The challenges with her husband's legal case continued. The appeal against the sentence did not proceed in the high court. It was not possible for Farzana to travel to Maharashtra any more due to her deteriorating health. Meanwhile, we learnt how confessions had been extracted under police torture from her husband and the others convicted in the case and used as evidence against them under the infamous MCOCA, against all accepted jurisprudence. We also met her husband's neighbour and business partner, who admitted that he had been forced to give evidence against him under threat of imprisonment and torture. Two applications of parole for her husband to visit his severely ailing wife and old mother were refused. Even the police report for the parole application sent back by the West Bengal Police, under Mamata Banerjee's so-called 'minority friendly' government, was highly detrimental to his case as it stated that the release of her husband under parole would give rise to 'law and order problems in the area', completely without any basis.

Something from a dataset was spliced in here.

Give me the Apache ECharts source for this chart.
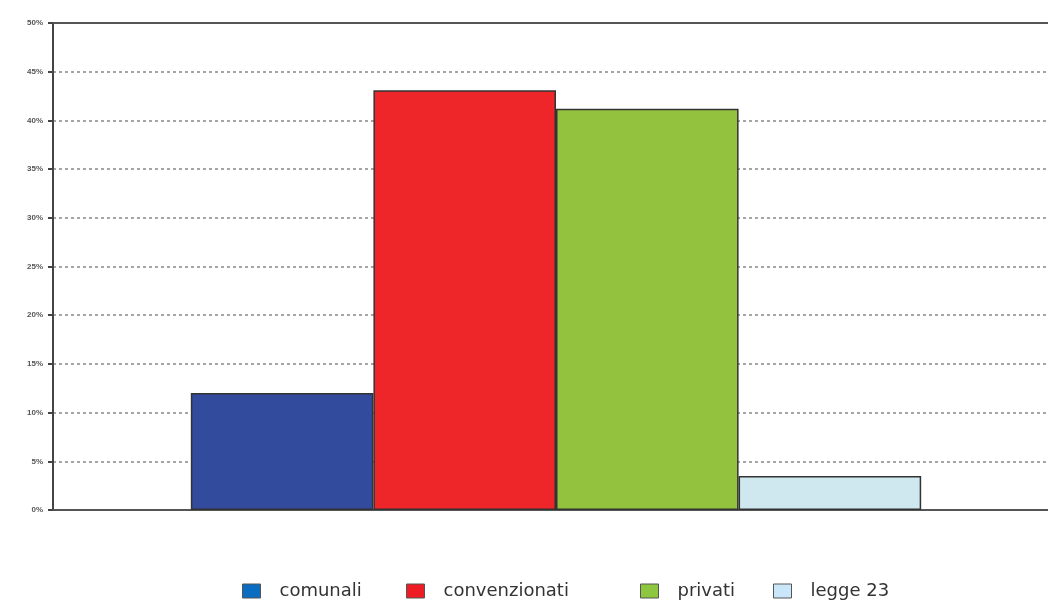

This is what happens in India once someone is branded as a 'terrorist'.
Farzana never met her husband again. As 2019 came to an end and the COVID-19 pandemic began, her condition deteriorated further. She needed to undergo dialysis thrice a week and frequent hospitalisations to remove fluids accumulating in her body. Finally, one early morning in April 2020, as the lockdown started, I got the information that Farzana had passed away, ending her life of struggle against the Indian legal system which had so casually taken away her young and promising life. She was just 35.
Farzana's husband was released last week, acquitted in the 2006 Mumbai blasts case, after spending 19 years in prison branded as a terrorist. I learned that Farzana's daughter had cleared the 12th boards examination this year with flying colours, and will appear for the medical and engineering joint entrance exams. But Farzana will not be there to see them.
Farzana's story is the story of hundreds of Muslim women of India, whose husbands or other family members have been arrested and imprisoned under charges of terrorism. For women such as Farzana, the process of getting justice is ultimately the punishment that snatches away their promising lives and careers and just leaves memories of the injustices that minority women face in India.